**WRITTEN EXERCISE**
Show all lines holding the string "with".

**SOURCE DATA**
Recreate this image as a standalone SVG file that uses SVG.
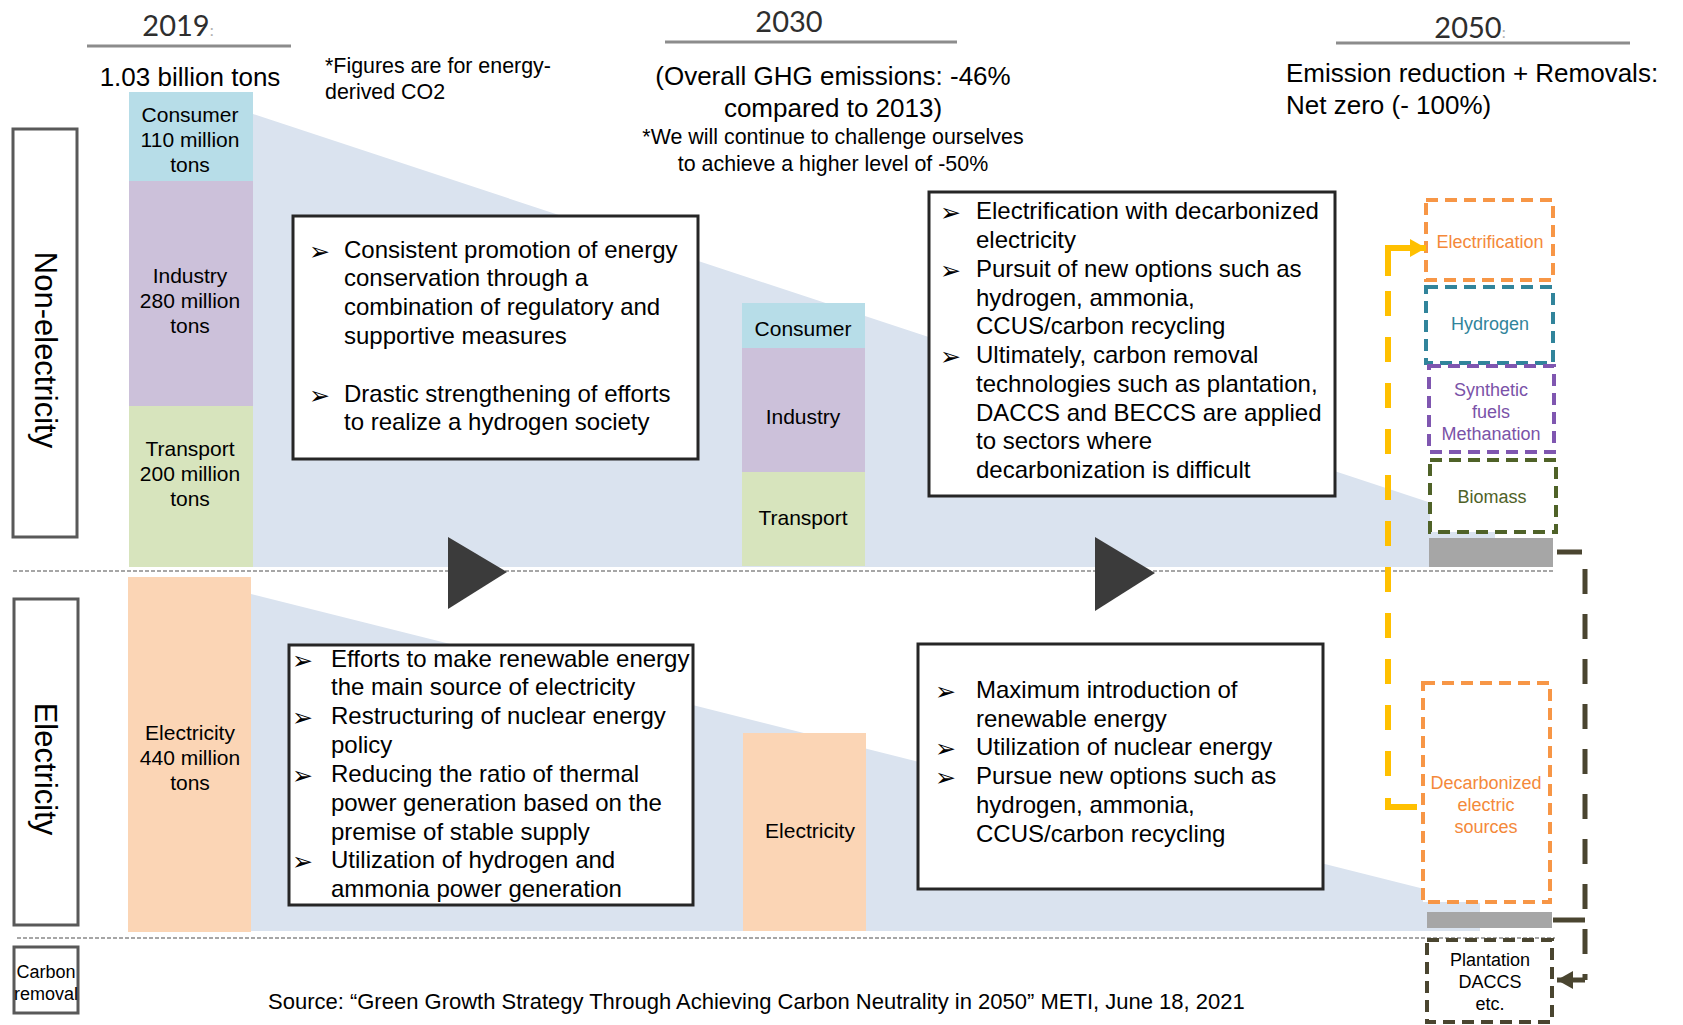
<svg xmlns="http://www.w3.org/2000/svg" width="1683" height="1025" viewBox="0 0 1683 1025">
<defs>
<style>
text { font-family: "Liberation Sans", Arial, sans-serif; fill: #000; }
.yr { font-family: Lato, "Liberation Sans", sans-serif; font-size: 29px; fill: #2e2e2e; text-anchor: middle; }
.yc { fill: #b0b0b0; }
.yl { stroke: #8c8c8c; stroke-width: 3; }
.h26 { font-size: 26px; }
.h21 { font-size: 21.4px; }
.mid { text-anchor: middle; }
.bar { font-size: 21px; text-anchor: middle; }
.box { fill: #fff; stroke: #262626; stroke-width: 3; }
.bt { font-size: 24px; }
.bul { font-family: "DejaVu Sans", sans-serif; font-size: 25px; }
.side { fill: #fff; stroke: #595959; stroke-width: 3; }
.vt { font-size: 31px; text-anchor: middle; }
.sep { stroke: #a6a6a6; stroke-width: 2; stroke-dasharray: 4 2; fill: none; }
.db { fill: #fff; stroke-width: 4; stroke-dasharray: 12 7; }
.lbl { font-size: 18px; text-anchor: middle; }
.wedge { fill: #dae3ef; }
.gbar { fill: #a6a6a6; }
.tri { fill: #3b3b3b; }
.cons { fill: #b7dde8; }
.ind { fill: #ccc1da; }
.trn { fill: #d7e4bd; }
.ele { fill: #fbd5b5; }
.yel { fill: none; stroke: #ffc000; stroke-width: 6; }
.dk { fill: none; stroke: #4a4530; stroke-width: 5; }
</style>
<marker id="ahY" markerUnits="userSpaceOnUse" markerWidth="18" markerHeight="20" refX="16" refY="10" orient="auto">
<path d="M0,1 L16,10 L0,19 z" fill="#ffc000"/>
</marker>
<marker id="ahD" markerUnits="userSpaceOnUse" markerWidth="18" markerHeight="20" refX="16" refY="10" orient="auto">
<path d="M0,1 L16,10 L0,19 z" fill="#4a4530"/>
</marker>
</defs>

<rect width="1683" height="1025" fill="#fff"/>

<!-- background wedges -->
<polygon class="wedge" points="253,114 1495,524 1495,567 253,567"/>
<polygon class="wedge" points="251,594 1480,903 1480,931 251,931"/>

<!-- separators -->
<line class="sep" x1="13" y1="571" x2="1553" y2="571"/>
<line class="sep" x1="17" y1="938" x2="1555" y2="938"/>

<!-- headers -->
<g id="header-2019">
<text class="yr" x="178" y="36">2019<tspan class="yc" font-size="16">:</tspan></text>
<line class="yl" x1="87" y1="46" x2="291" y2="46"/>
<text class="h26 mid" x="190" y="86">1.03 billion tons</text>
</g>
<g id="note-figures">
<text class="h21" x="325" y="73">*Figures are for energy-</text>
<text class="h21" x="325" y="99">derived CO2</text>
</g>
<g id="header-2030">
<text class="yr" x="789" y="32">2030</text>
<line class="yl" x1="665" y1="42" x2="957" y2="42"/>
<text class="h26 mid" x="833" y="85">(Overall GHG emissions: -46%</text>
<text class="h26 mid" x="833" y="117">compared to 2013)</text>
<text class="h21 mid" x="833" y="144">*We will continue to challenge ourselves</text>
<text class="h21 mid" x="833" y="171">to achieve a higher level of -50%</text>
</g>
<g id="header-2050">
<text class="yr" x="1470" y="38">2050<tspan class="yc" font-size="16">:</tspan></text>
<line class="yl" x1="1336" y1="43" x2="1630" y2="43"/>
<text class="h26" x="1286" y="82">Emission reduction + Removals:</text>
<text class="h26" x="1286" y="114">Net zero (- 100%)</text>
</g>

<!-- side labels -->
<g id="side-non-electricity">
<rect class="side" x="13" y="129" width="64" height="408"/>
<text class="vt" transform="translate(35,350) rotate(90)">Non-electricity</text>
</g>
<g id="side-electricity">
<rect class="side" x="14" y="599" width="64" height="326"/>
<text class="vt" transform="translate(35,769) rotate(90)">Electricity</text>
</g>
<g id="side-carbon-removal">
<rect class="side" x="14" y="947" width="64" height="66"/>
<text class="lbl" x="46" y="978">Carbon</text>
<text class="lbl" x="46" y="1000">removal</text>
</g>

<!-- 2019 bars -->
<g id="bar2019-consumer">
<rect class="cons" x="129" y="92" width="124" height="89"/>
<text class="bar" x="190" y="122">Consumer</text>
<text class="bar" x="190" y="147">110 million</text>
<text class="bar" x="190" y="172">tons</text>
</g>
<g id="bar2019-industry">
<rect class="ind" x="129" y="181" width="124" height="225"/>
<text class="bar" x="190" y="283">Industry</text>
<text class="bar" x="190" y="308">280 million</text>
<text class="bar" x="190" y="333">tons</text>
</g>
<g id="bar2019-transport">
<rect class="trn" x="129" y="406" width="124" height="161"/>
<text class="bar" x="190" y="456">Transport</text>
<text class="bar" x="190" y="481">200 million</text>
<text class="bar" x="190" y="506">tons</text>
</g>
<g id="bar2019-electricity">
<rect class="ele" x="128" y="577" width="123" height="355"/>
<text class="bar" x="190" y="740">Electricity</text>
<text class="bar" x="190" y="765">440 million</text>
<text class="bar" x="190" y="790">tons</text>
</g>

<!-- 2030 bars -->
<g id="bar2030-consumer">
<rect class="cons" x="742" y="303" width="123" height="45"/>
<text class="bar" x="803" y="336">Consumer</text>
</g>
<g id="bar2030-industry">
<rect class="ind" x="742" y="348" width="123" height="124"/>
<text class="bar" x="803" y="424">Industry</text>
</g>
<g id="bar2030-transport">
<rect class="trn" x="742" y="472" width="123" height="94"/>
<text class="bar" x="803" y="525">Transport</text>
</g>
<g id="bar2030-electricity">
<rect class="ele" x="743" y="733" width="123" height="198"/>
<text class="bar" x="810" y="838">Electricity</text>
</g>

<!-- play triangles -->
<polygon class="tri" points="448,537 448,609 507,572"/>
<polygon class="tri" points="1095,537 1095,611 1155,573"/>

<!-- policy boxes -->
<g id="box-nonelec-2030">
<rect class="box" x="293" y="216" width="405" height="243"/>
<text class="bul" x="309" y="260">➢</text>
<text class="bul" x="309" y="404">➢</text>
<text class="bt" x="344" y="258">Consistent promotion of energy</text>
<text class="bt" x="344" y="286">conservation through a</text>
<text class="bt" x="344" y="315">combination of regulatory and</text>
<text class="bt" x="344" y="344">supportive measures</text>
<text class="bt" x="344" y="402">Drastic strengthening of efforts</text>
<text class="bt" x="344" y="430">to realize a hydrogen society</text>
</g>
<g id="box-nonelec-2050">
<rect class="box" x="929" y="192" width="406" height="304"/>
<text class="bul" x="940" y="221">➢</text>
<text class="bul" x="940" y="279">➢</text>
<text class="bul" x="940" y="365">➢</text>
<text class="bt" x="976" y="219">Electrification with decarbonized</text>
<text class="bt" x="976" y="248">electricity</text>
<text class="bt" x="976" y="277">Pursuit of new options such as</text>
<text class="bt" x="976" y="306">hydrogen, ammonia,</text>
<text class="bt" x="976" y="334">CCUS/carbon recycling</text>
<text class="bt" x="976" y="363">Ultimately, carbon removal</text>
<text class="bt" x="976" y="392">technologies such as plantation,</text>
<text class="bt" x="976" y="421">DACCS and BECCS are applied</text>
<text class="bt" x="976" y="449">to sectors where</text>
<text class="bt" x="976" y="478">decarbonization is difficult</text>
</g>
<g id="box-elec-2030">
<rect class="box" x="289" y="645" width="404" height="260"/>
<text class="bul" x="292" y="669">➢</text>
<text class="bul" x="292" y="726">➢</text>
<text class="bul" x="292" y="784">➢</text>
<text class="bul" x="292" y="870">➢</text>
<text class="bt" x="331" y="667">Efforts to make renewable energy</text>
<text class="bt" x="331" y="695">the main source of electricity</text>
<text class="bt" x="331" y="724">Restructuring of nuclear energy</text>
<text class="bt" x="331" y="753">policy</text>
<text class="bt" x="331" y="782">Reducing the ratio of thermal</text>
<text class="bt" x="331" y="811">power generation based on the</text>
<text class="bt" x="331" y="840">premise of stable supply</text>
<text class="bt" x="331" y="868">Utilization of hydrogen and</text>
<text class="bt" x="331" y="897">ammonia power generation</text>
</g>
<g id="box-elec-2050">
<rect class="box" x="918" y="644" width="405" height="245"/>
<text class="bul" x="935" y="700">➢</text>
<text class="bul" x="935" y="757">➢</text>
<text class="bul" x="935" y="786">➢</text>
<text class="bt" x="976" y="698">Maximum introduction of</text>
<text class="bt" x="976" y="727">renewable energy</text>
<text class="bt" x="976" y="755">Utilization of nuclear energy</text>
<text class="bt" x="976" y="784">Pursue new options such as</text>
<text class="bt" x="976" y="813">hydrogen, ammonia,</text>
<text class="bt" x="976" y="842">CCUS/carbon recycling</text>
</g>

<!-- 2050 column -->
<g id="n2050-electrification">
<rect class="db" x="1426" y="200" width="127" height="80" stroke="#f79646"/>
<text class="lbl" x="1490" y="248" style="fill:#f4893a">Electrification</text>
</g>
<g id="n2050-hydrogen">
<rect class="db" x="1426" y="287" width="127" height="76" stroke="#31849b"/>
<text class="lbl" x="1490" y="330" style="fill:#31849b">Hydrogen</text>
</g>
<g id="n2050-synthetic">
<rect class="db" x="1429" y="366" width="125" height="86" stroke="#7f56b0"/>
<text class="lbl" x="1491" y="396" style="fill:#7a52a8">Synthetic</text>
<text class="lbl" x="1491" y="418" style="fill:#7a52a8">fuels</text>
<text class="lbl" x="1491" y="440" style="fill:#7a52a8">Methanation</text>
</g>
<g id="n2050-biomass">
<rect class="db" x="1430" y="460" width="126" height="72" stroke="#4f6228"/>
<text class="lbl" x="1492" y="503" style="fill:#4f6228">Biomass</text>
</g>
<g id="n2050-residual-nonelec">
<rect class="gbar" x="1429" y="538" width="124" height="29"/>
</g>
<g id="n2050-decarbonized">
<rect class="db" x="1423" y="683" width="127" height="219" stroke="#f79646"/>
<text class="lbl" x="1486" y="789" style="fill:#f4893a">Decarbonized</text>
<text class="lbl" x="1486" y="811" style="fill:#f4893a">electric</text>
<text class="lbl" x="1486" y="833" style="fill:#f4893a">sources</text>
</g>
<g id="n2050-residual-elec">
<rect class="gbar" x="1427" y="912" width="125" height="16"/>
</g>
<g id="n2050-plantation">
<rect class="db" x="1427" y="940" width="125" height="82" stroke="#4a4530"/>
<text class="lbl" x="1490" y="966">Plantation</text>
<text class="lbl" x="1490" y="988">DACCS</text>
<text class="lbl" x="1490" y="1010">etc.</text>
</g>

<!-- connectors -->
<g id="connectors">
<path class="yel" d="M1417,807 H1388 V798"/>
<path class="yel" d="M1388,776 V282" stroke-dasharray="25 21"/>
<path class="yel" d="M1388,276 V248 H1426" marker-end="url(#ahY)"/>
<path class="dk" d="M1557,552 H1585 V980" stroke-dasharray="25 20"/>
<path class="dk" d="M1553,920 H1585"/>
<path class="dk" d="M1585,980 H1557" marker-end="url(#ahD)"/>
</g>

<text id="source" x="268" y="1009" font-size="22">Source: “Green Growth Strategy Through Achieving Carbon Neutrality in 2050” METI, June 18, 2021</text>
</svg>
---
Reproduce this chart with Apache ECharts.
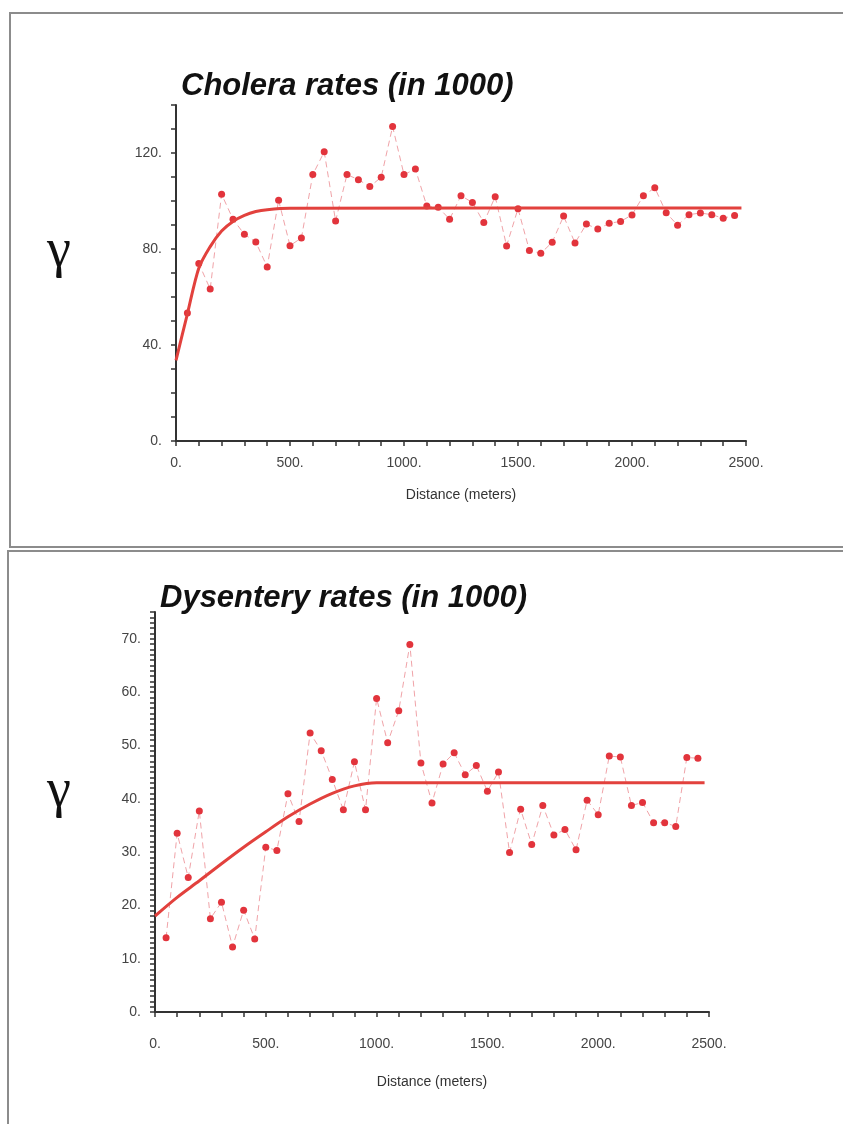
---
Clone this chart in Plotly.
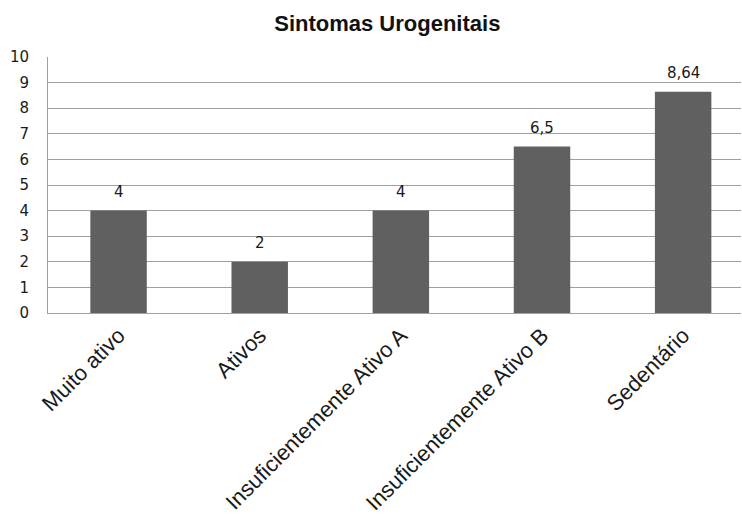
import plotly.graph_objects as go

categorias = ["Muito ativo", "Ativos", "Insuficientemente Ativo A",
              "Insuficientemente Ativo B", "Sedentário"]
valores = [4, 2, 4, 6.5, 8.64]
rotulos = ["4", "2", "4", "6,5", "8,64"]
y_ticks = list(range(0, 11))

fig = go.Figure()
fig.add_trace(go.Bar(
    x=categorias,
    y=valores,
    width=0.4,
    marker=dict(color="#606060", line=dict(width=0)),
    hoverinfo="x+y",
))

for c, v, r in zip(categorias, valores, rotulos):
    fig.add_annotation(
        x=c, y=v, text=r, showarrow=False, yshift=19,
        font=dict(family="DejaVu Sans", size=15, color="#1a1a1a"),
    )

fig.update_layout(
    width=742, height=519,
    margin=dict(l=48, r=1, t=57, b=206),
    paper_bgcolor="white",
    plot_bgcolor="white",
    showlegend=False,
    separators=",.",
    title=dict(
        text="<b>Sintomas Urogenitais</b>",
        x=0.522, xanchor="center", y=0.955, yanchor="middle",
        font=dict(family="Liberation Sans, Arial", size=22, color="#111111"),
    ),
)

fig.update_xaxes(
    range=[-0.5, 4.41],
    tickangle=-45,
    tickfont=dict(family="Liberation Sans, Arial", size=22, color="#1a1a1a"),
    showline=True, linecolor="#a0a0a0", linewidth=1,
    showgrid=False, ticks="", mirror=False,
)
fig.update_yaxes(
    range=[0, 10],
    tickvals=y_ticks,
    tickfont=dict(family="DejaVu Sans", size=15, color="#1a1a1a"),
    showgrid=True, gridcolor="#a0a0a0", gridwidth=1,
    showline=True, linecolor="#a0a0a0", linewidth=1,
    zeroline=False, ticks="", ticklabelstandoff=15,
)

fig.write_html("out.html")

**ANSWER FOR THIS EXERCISE**
<text class="bt" x="976" y="219">Electrification with decarbonized</text>
Reproduce this chart with Apache ECharts.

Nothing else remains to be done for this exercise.